- The Washington Times
Wednesday, August 25, 2021

U.S. Capitol Police are working to fix major communication issues after an inspector general review reportedly found that most officers’ radio calls for help during the violent Jan. 6 attack were not properly broadcast.

The majority of officers who pressed the panic button on their radios did not have their emergency activation simulcast on police radio as required by standard protocol, The Associated Press reported.

The agency said this week that it “has acknowledged there were communication gaps on January 6.”

“Given the events of January 6th, the enormous amount of radio traffic that day was not surprising. Additionally, the size and magnitude of January 6 made it difficult to respond to each officer’s emergency radio broadcast in real-time,” U.S. Capitol Police (USCP) said in a statement on Tuesday.

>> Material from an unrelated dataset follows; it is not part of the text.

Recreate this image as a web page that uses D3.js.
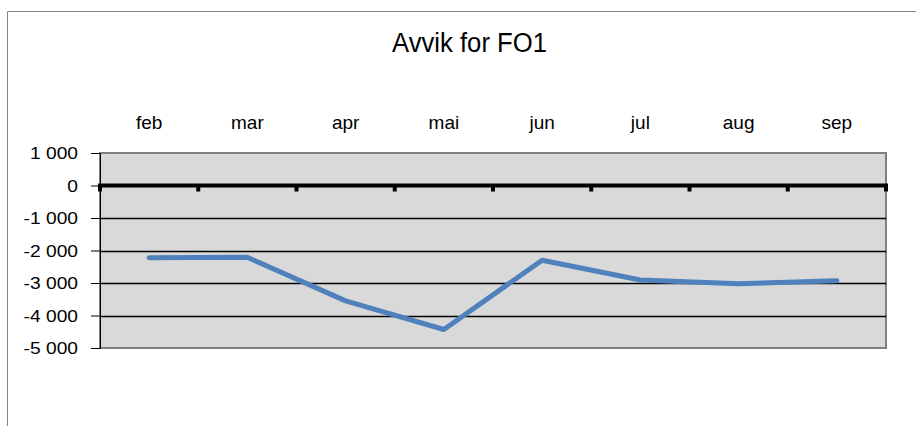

USCP noted that all sworn personnel were given smartphones ahead of Jan. 6 to cut down on radio traffic and bolster communication.

The police force says it has been developing new policies for monitoring emergency signals and communication with other law enforcement agencies. It also hired a retired Secret Service agent to help oversee changes to the operational planning process for major events.

The announcement comes as officials are preparing for a rally planned next month near the Capitol to demand “justice” for hundreds of people accused of breaching the building during the attack.

More than 500 people have been arrested and charged in connection with the riot, many of whom have been released while they await trial. Others, however, are still detained and some have complained of harsh treatment by staff, including allegations of abuse and excessive solitary confinement.

Event organizer Matt Braynard, executive director of Look Ahead America (LAA), says the upcoming rally is “to raise awareness of this tragedy of this grave violation of civil rights of hundreds of our fellow Americans.”

The rally is scheduled to begin at noon Sept. 18 in Union Square on the west side of the Capitol grounds.

USCP Special Events did not respond to an email inquiry about a permit for the demonstration.

Mr. Braynard served as director of data and strategy for former President Trump’s 2016 campaign and started a project to “investigate illegal ballots cast in 2020,” according to the LAA website. The organization says its mission is to help “millions of rural and blue-collar patriotic Americans who are disaffected and disenfranchised from the nation’s corridors of power” by educating and registering them to vote.